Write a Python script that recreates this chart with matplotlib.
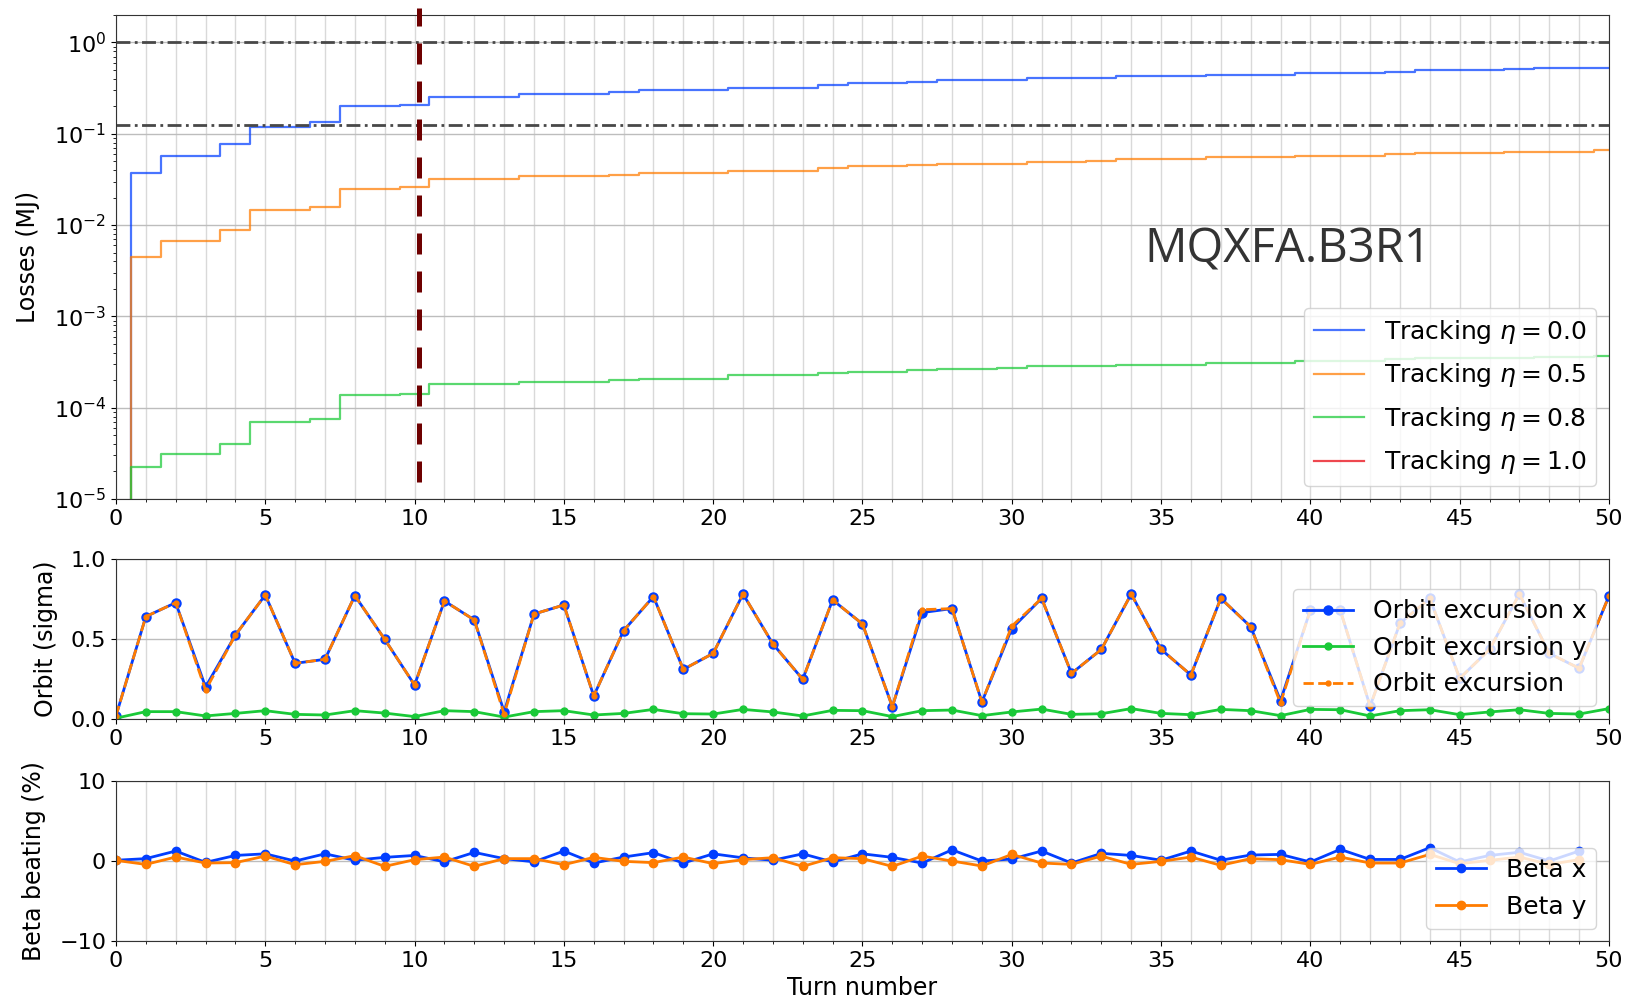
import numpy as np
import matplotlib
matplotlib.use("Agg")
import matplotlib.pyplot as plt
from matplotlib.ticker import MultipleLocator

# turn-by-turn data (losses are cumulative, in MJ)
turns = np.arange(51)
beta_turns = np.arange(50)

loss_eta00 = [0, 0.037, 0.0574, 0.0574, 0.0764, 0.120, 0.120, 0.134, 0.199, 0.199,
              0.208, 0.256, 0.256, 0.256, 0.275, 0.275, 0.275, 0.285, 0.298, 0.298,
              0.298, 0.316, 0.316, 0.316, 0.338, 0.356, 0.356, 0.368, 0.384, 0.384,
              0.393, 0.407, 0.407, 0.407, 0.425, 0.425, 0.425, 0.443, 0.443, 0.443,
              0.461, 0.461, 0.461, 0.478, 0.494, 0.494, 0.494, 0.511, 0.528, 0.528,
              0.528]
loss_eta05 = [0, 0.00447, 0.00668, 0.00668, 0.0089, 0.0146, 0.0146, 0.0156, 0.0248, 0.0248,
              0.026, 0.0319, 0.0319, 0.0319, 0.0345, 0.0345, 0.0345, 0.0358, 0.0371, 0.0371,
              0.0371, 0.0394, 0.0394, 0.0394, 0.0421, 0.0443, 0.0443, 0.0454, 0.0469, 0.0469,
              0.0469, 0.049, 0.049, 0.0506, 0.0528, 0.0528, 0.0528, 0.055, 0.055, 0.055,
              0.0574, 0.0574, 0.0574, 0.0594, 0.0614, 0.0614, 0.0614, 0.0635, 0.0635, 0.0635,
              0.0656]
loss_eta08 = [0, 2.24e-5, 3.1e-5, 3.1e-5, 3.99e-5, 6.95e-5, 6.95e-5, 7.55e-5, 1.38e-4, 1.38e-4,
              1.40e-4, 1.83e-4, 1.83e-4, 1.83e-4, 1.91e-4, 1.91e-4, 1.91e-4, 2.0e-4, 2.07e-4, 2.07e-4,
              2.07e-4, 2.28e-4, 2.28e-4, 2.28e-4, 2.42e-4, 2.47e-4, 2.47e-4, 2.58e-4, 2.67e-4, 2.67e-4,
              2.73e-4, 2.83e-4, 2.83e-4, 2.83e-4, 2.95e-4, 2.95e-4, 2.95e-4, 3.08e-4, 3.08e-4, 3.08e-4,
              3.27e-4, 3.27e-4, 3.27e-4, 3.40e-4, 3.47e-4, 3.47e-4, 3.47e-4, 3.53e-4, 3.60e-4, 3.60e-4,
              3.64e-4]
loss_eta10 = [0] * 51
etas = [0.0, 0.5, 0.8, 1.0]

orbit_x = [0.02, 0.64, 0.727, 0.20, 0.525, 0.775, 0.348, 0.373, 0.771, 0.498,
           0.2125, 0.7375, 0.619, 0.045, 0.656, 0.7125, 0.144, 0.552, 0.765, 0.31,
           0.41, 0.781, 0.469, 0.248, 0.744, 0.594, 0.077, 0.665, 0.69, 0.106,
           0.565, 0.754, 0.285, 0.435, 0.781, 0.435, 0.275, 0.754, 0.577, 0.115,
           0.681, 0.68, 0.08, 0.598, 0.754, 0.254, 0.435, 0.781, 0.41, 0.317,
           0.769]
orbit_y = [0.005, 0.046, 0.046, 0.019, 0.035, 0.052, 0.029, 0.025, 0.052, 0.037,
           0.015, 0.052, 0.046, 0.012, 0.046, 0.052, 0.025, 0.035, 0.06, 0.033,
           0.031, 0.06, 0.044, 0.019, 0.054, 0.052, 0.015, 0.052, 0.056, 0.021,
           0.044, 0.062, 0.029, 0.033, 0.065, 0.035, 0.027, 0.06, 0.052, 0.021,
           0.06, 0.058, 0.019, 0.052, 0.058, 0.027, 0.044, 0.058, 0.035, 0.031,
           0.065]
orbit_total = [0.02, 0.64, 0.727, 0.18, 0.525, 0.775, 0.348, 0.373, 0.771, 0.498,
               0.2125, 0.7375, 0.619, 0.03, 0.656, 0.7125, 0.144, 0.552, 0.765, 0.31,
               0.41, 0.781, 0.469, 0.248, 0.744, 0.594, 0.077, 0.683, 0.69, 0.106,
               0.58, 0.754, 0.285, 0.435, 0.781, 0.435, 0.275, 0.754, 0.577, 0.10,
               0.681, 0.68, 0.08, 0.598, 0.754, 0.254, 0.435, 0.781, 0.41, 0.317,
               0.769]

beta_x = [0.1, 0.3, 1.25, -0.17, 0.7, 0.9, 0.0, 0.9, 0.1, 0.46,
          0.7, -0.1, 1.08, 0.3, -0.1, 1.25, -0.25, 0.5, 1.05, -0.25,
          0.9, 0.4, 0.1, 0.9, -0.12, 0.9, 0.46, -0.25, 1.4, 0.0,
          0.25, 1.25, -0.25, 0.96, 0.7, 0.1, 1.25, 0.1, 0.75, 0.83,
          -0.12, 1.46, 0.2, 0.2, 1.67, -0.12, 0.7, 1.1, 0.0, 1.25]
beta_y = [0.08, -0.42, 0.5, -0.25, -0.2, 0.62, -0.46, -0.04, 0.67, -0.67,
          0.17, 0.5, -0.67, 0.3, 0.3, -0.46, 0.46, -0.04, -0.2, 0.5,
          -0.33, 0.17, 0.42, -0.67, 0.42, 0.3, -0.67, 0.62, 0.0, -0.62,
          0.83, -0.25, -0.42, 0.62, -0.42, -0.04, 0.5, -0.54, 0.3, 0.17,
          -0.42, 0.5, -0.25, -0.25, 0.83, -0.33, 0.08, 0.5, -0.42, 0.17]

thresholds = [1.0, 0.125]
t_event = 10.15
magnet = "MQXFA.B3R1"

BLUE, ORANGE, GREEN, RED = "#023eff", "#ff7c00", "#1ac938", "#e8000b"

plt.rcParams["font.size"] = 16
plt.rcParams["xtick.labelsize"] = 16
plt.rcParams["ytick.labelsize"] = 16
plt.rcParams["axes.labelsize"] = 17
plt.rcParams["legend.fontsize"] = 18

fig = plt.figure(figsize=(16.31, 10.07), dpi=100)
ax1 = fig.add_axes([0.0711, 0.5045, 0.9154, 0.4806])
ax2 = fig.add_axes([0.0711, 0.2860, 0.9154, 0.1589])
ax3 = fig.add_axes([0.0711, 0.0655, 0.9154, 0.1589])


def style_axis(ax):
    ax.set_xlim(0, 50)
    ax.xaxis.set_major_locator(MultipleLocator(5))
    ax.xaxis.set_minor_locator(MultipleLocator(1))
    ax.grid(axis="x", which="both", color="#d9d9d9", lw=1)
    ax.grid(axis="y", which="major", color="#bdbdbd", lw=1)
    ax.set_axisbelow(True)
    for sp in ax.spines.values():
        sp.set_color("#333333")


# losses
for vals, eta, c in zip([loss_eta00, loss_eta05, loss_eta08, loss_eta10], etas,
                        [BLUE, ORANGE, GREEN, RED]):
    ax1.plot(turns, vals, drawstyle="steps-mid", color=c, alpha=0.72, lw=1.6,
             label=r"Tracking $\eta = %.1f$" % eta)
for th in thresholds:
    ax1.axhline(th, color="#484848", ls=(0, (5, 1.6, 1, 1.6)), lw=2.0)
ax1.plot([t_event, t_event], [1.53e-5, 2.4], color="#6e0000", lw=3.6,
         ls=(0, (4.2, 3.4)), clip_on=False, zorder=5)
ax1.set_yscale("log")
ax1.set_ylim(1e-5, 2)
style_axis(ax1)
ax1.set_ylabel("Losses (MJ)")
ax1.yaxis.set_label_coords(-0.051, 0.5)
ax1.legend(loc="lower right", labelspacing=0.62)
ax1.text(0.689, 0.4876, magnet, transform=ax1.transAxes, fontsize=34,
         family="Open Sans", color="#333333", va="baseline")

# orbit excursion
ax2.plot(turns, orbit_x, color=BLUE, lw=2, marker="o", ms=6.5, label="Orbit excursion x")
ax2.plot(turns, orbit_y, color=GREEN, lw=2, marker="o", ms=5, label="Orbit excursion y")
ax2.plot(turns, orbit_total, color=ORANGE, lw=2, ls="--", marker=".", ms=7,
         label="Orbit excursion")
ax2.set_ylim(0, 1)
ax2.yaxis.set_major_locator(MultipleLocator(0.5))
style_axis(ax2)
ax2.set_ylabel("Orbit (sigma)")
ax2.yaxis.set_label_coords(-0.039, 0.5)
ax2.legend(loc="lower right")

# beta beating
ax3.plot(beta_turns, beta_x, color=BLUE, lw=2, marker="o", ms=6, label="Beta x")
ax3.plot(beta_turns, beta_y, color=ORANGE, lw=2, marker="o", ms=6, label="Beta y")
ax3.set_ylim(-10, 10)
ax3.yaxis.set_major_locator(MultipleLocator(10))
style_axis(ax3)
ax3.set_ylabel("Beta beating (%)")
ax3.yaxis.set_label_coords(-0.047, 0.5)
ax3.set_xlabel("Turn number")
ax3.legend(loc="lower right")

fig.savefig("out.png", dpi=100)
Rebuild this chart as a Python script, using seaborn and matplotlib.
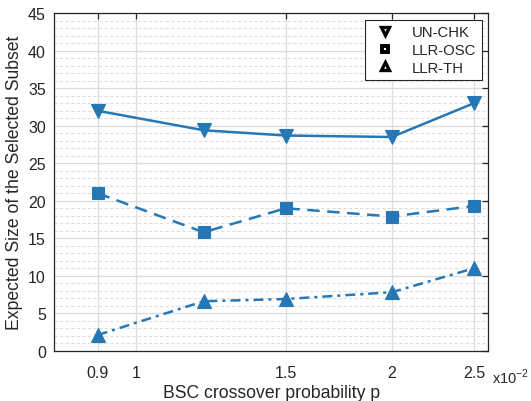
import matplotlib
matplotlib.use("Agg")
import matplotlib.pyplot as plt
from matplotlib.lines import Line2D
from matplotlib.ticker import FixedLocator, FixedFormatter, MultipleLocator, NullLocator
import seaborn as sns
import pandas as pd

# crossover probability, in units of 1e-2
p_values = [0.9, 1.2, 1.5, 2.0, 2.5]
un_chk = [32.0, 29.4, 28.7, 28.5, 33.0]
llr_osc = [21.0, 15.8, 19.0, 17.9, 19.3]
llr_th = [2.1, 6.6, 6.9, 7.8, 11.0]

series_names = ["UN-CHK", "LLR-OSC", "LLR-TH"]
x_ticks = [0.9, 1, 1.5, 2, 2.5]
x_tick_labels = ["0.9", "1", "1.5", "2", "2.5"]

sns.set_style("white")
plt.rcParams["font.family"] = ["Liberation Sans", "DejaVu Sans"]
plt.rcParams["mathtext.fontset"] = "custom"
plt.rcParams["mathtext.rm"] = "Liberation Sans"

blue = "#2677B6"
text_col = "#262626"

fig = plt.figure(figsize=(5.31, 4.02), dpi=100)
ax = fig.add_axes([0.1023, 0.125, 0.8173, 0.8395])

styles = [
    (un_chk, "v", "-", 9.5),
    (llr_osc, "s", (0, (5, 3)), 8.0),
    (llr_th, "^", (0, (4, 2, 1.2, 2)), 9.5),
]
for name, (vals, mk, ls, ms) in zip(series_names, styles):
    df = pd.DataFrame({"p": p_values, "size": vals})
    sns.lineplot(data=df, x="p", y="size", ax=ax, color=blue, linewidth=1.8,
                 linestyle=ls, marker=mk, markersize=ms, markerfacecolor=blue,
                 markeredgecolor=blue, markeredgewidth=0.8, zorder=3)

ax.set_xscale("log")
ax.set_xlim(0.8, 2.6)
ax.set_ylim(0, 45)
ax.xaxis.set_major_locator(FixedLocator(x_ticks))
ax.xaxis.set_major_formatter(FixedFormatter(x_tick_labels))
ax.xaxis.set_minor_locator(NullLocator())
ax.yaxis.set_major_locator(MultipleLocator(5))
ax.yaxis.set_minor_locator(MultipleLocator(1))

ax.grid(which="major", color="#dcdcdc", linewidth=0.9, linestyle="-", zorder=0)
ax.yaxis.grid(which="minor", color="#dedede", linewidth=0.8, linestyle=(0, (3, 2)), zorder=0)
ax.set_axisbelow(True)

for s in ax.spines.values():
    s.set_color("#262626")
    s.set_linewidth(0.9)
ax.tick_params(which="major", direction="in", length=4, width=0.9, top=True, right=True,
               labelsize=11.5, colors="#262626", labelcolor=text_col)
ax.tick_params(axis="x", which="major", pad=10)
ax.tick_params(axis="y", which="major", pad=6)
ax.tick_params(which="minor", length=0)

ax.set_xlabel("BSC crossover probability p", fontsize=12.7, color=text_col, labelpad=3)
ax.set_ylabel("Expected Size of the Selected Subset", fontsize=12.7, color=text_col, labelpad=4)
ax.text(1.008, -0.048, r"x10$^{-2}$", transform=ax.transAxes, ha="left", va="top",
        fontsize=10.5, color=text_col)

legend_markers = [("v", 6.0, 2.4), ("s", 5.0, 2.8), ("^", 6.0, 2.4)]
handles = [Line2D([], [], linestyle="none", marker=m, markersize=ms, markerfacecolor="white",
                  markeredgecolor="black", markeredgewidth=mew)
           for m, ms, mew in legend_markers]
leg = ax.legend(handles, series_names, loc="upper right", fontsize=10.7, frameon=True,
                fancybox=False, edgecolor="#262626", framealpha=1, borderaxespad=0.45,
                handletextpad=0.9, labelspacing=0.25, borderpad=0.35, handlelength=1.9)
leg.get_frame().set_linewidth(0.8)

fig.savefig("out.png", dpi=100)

_ _ _ _ _ _ _

**What the exercise asks**: In the entries above, find the line that contains "beta_turns = np.arange(50)", then repeat exactly every line from the first one through that line, with no pictures.

**Output of the task**:
Write a Python script that recreates this chart with matplotlib.
import numpy as np
import matplotlib
matplotlib.use("Agg")
import matplotlib.pyplot as plt
from matplotlib.ticker import MultipleLocator

# turn-by-turn data (losses are cumulative, in MJ)
turns = np.arange(51)
beta_turns = np.arange(50)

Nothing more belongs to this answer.